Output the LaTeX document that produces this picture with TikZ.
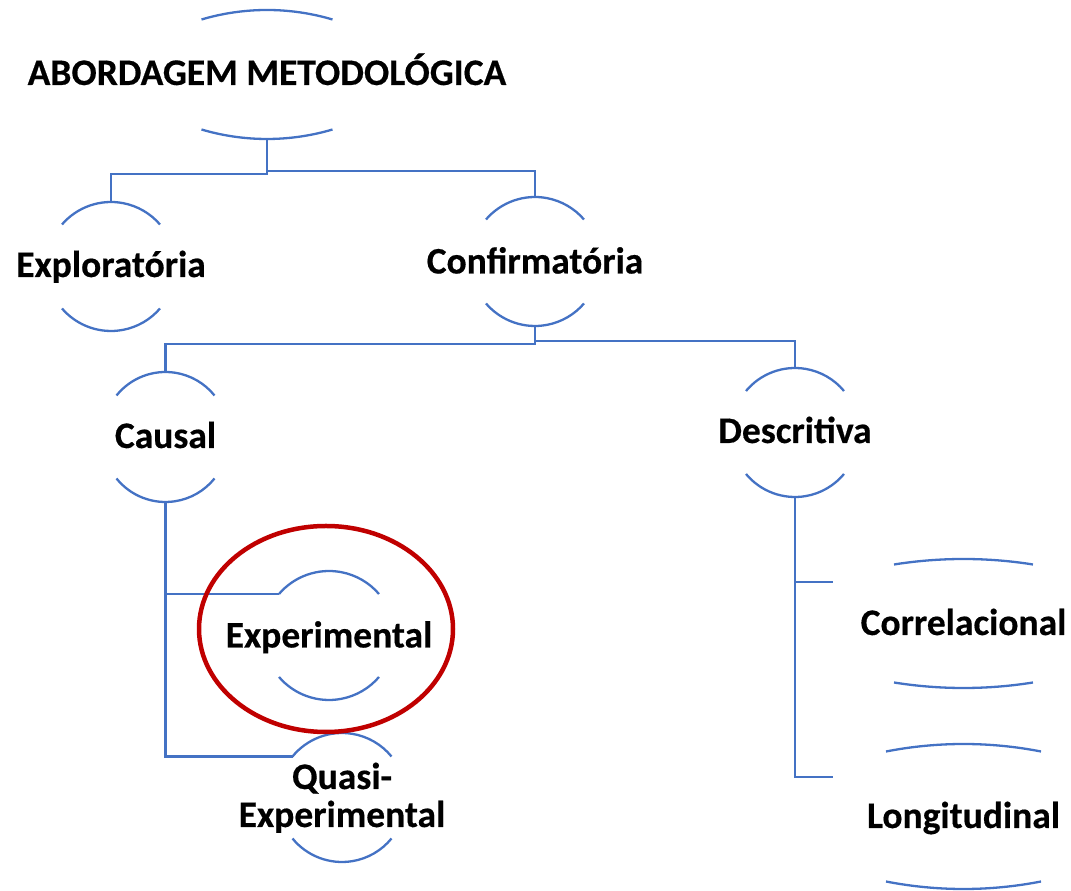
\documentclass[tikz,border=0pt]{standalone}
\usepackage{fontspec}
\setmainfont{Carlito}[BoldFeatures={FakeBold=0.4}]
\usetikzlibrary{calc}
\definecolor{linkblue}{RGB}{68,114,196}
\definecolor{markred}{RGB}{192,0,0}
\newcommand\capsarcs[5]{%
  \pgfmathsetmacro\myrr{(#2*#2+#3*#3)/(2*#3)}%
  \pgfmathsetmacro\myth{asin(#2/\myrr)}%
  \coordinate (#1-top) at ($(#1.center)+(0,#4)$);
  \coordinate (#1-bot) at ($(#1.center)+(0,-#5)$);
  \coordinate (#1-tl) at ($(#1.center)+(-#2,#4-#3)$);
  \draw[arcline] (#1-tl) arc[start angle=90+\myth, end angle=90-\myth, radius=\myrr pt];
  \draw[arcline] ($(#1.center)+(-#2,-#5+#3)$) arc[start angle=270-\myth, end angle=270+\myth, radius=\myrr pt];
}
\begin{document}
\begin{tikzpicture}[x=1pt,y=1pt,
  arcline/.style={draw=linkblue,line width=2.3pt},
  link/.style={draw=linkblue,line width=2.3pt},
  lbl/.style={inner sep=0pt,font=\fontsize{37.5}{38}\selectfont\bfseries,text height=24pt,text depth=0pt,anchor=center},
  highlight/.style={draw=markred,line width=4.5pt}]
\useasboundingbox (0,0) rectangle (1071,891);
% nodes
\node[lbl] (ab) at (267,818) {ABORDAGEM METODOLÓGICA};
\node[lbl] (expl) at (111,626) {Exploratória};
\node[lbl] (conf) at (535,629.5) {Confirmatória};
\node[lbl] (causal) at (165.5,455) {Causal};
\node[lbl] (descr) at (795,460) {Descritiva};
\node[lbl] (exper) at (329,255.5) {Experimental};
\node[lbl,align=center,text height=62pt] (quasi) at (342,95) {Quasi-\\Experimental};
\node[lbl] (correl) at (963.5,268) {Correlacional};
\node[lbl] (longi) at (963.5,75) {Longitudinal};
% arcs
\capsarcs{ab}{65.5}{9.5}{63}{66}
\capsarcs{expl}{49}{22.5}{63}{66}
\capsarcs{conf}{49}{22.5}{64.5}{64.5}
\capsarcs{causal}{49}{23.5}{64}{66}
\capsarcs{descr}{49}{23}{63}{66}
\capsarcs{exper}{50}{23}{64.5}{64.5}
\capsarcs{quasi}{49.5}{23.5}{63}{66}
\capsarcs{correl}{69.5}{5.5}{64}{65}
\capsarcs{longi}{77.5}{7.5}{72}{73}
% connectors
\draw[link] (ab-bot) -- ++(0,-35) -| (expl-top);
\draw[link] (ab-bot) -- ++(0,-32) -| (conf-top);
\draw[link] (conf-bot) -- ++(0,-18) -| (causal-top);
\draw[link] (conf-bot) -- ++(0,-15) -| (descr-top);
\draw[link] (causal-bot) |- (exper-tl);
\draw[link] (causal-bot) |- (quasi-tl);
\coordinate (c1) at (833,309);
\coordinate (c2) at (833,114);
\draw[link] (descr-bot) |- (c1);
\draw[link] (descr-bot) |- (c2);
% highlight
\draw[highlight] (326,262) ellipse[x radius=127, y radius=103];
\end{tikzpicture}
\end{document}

AIM OF THE EXERCISE - Your task is an exact transcription of all the data, minus the pictures.

SOLUTION TO THE PROBLEM -
Output the LaTeX document that produces this picture with TikZ.
\documentclass[tikz,border=0pt]{standalone}
\usepackage{fontspec}
\setmainfont{Carlito}[BoldFeatures={FakeBold=0.4}]
\usetikzlibrary{calc}
\definecolor{linkblue}{RGB}{68,114,196}
\definecolor{markred}{RGB}{192,0,0}
\newcommand\capsarcs[5]{%
  \pgfmathsetmacro\myrr{(#2*#2+#3*#3)/(2*#3)}%
  \pgfmathsetmacro\myth{asin(#2/\myrr)}%
  \coordinate (#1-top) at ($(#1.center)+(0,#4)$);
  \coordinate (#1-bot) at ($(#1.center)+(0,-#5)$);
  \coordinate (#1-tl) at ($(#1.center)+(-#2,#4-#3)$);
  \draw[arcline] (#1-tl) arc[start angle=90+\myth, end angle=90-\myth, radius=\myrr pt];
  \draw[arcline] ($(#1.center)+(-#2,-#5+#3)$) arc[start angle=270-\myth, end angle=270+\myth, radius=\myrr pt];
}
\begin{document}
\begin{tikzpicture}[x=1pt,y=1pt,
  arcline/.style={draw=linkblue,line width=2.3pt},
  link/.style={draw=linkblue,line width=2.3pt},
  lbl/.style={inner sep=0pt,font=\fontsize{37.5}{38}\selectfont\bfseries,text height=24pt,text depth=0pt,anchor=center},
  highlight/.style={draw=markred,line width=4.5pt}]
\useasboundingbox (0,0) rectangle (1071,891);
% nodes
\node[lbl] (ab) at (267,818) {ABORDAGEM METODOLÓGICA};
\node[lbl] (expl) at (111,626) {Exploratória};
\node[lbl] (conf) at (535,629.5) {Confirmatória};
\node[lbl] (causal) at (165.5,455) {Causal};
\node[lbl] (descr) at (795,460) {Descritiva};
\node[lbl] (exper) at (329,255.5) {Experimental};
\node[lbl,align=center,text height=62pt] (quasi) at (342,95) {Quasi-\\Experimental};
\node[lbl] (correl) at (963.5,268) {Correlacional};
\node[lbl] (longi) at (963.5,75) {Longitudinal};
% arcs
\capsarcs{ab}{65.5}{9.5}{63}{66}
\capsarcs{expl}{49}{22.5}{63}{66}
\capsarcs{conf}{49}{22.5}{64.5}{64.5}
\capsarcs{causal}{49}{23.5}{64}{66}
\capsarcs{descr}{49}{23}{63}{66}
\capsarcs{exper}{50}{23}{64.5}{64.5}
\capsarcs{quasi}{49.5}{23.5}{63}{66}
\capsarcs{correl}{69.5}{5.5}{64}{65}
\capsarcs{longi}{77.5}{7.5}{72}{73}
% connectors
\draw[link] (ab-bot) -- ++(0,-35) -| (expl-top);
\draw[link] (ab-bot) -- ++(0,-32) -| (conf-top);
\draw[link] (conf-bot) -- ++(0,-18) -| (causal-top);
\draw[link] (conf-bot) -- ++(0,-15) -| (descr-top);
\draw[link] (causal-bot) |- (exper-tl);
\draw[link] (causal-bot) |- (quasi-tl);
\coordinate (c1) at (833,309);
\coordinate (c2) at (833,114);
\draw[link] (descr-bot) |- (c1);
\draw[link] (descr-bot) |- (c2);
% highlight
\draw[highlight] (326,262) ellipse[x radius=127, y radius=103];
\end{tikzpicture}
\end{document}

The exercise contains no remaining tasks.